Seth Godin did a post a while back on goals. It speaks to the sweet spot between effort and aim. Because it’s brief and encapsulates my philosophy, I’ll quote it in its entirety.
Low expectations are often a self-fulfilling prophecy. We insulate ourselves from failure, don’t try as hard, brace for the worst and often get it.
High expectations, on the other hand, will inevitably lead to disappointment. Keep raising what you expect and sooner or later (probably sooner) it’s not going to happen. And we know that a good outcome that’s less than the great one we hoped for actually feels like failure.
Perhaps it’s worth considering no expectations. Intense effort followed by an acceptance of what you get in return. It doesn’t make good TV, but it’s a discipline that can turn you into a professional.
If I were to focus on my fiction word count this year — and trust me, there are weeks where this can feel like the only measure that matters to me — I’ve failed dismally. But because I’m trying to follow my nose and allow myself time to discover my purpose and voice, it’s been a fun year, peeps. I’m so grateful for what I’ve learned. I’m also a little boggled at what I did accomplish without a left-brained plan. Here are a few of the things I tracked:
- 21 Writer Unboxed posts
- 79 Tartitude posts
- My first guest post on Christi Craig’s blog
- Hosted my first guest blogger, Victoria Mixon
- Hosted the Mary Stewart challenge with Sophie Masson stepping in as judge
- Conducted 9 author interviews
- Beta read for 6 writers (that I recall)
- Joined a critique group and was an active participant
- Bid on and sent a critique from a NY publisher (results awaited)
- Completed 119 books, including a fair number of craft books
- Discarded 29 partially-read books. (As an interesting anecdote, 19 of these were self-published and free.)
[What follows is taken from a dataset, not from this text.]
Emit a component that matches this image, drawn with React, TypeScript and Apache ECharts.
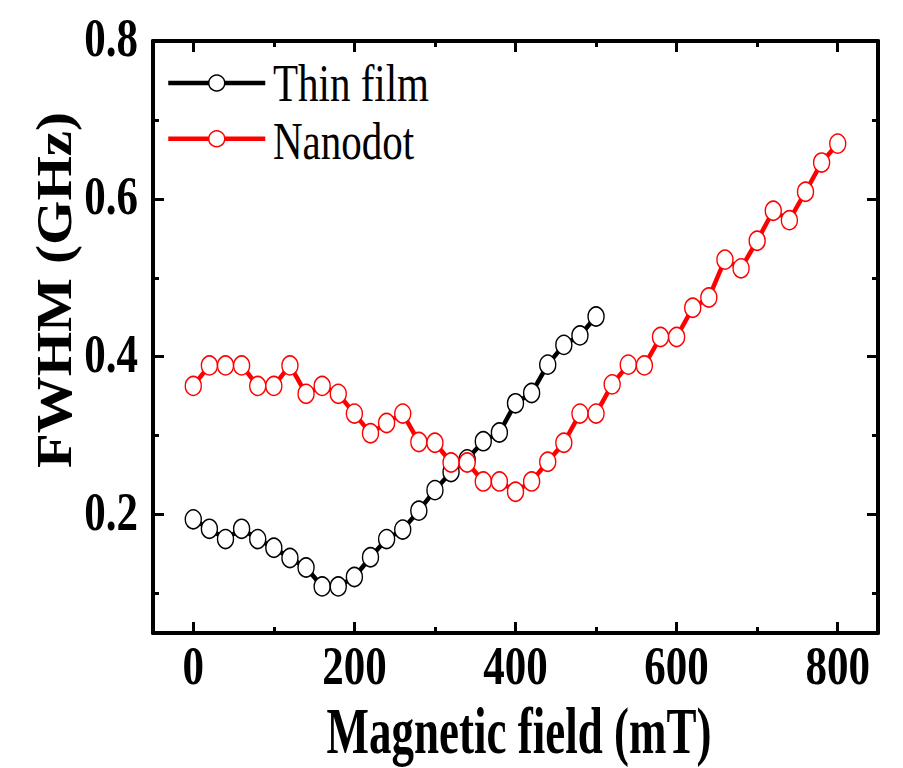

- Attended 3 writing conferences, one of which was in New York and led to a Writer Unboxed breakfast, where I became a tongue-tied stammerer, but totally survived.
- Took two online courses — one on writing, the other on time-management
My Quit List:
It’s as important to know what to leave as to know what to take on, both for tending the spirit and managing a daytimer. Without allowing ourselves the option to quit, it’s impossible to have an experimental or playful mindset. As I look at the above list, so many of my accomplishments began as a “wouldn’t-it-be-cool-if.”
- Quit watching my stats, including leaving Klout altogether. I’m very proud of this. I didn’t simply adopt this as a philosophical position, but I let go of the cycle of exhilaration and angst that comes with an other-orientation.
- Decreased my blogging frequency to once weekly or when I have something to say.
- Decreased my online time, partly through willpower, partly through employing Freedom and a timer.
- Left a moderatorship because it wasn’t a good fit for my time and personality.
- Ran weekly writing sprints
- Kept a daily gratitude list
- Made a list of items that nag at me and have been systematically working on them. (eg. Saw a financial advisor and have been implementing changes as advised.)
Yes, all in all, 2011 was a good year for me, peeps, and I have my momentum going in some personal projects that are important to me. Can’t wait to see what opportunities 2012 brings and what I can create with an attitude of hopeful expectation and a willingness to work.
How about you? Have you tracked your progress, and if so, how do you feel about your year?